Yankees, Red Sox expected to rule

It will look like more of the same when Boston Red Sox ace Josh Beckett takes the mound and stares down the New York Yankees in today’s season opener at Fenway Park.

Every year, it seems, baseball talk begins with the Yankees and Red Sox as the dominant duo in the major leagues. That’s the theme this year, as well.

At the Las Vegas Hilton sports book, the Yankees are 3-1 favorites to win the World Series. The Yankees also top the regular-season win totals list at 95½, with the Red Sox right behind at 94½.

Throw in the Tampa Bay Rays, and the deck is stacked in one division.

“I think the three best teams in baseball may all be in the American League East,” said Dave Cokin, a professional handicapper and local ESPN Radio host. “I don’t see how the Yankees don’t make the playoffs, and Tampa Bay is really good.
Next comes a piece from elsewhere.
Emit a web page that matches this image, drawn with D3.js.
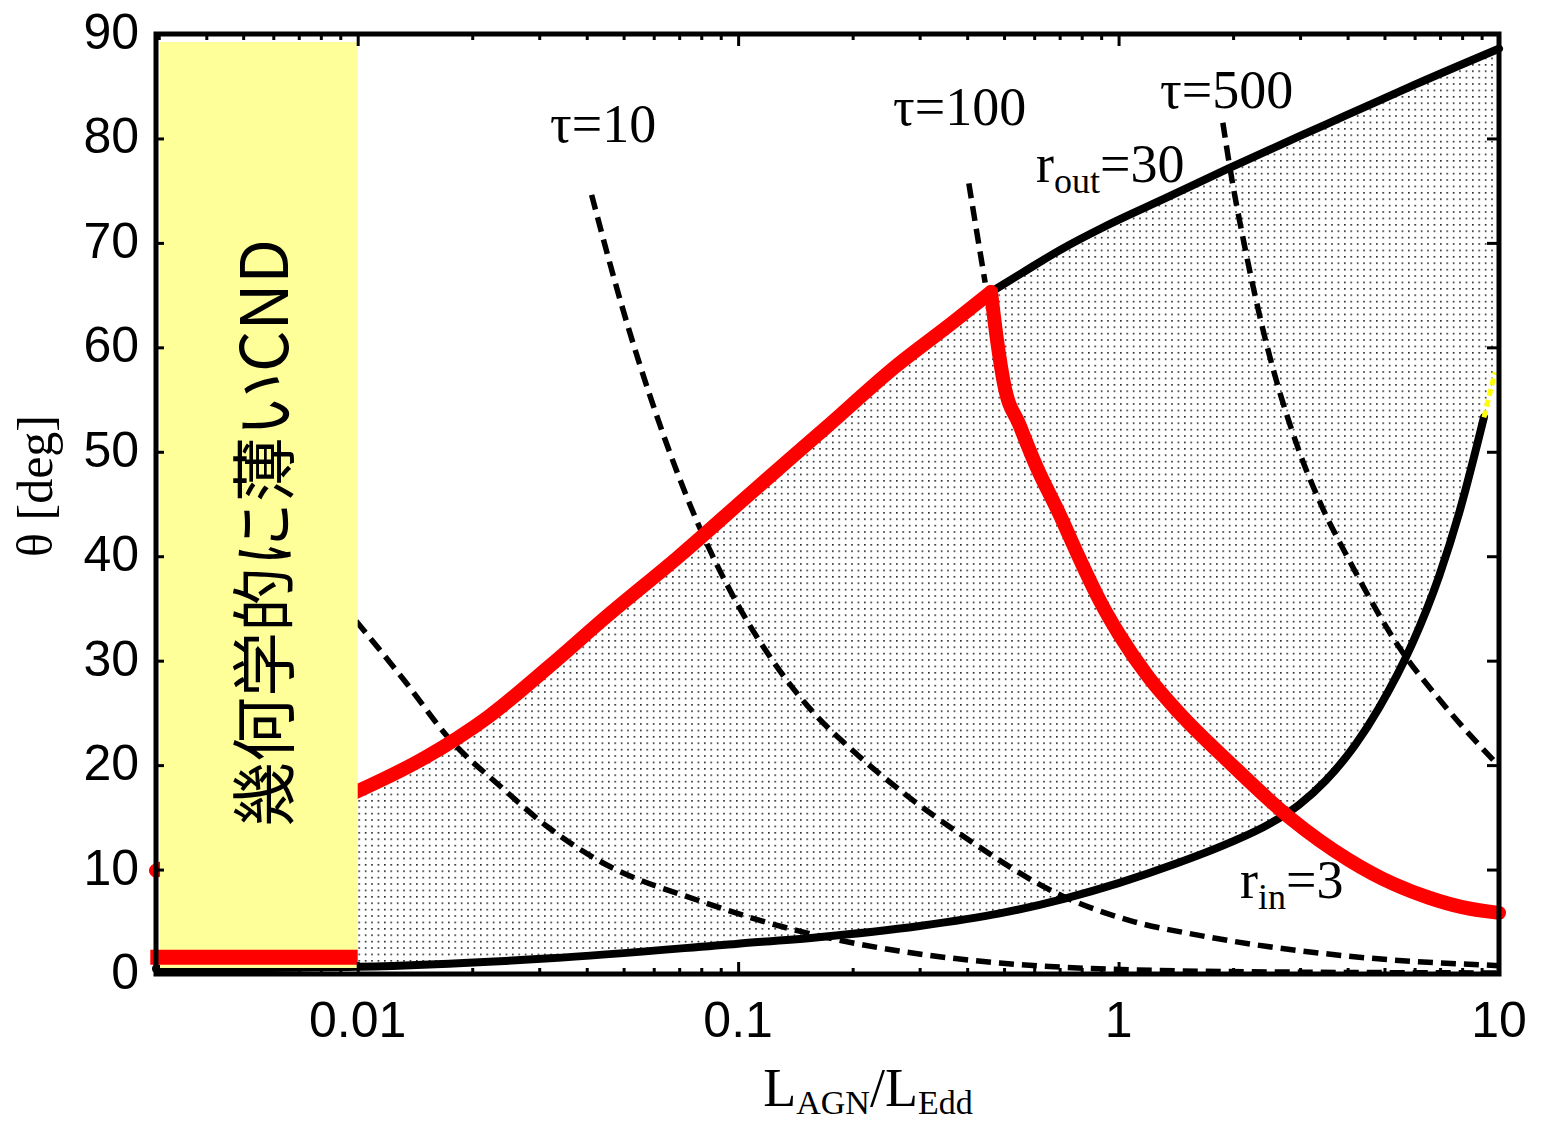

“I’m a little more concerned about the Red Sox. I’m not sure about their offense. They could win the division, but they also could finish third.”

The Yankees, anchored again by left-hander CC Sabathia, return almost every key player from last year’s 103-win team that prevailed in the World Series against the Philadelphia Phillies.

But the competition made significant changes, starting with the Phillies’ trade for ace right-hander Roy Halladay.

The Red Sox signed right-hander John Lackey, who won 42 games the past three years for the Los Angeles Angels. Boston’s rotation, which also includes lefty Jon Lester, might be the majors’ best.

Lackey’s departure is part of a shake-up in the AL West. Angels manager Mike Scioscia lost speedy infielder Chone Figgins to Seattle and power hitter Vladimir Guerrero to Texas.

Cokin (jimfeist.com) said he sees the Angels, 97-65 last year, slipping below their win total of 84.

“I hesitated on that because of Scioscia, but they just lost too much,” Cokin said. “Figgins is a huge loss, Lackey is a big loss, and the division is better.”

The Angels will be intriguing to watch, however, because they have plenty of potential. Jered Weaver leads a rotation with Scott Kazmir, Joe Saunders and Ervin Santana. The offense, with slugging first baseman Kendry Morales, should be more than adequate.

The posted win totals for the Rangers (83½) and Mariners (83) indicate the division is up for grabs.

The same appears true in the National League West, where the Los Angeles Dodgers try to retain their title. The Dodgers’ demise has been widely predicted, and manager Joe Torre will lean on young left-hander Clayton Kershaw and hope outfielders Matt Kemp and Andre Ethier continue to produce while Manny Ramirez regains his power stroke.

“I was really tempted to play them over,” Cokin said of the Dodgers’ win total of 84½. “I don’t know why everybody is talking about the Dodgers going in the other direction. Their pitching is solid, their offense is really good, and Torre makes the playoffs every year.”

The Colorado Rockies and San Francisco Giants are in hot pursuit, but the San Diego Padres are expected to be cellar dwellers.

Cokin said the Chicago Cubs, 83-78 last year, should top their posted win total of 82½ and challenge Albert Pujols and the St. Louis Cardinals in the NL Central.

“Everything went wrong for the Cubs last year,” he said. “I think the Cubs will be a winning team. I don’t think they will win the division, but they should give the Cardinals a run.”

The New York Mets were miserable last year, finishing 70-92, and Cokin expects the Mets to fall short of their posted win total of 80½. They lured Jason Bay and his 36 home runs away from Boston, and ace left-hander Johan Santana returns, but several question marks still exist.

“It looks too easy,” Cokin said. “The Mets have too many injury concerns, and there’s really nothing in the rotation behind Santana.”

Cokin said look for the Milwaukee Brewers (81) and Minnesota Twins (84½) to fall short of their win totals, while the Kansas City Royals (72) exceed meager expectations.

All eyes will be fixed on the Yankees and Red Sox on top, and it also looks like more of the same for the Pittsburgh Pirates at the bottom.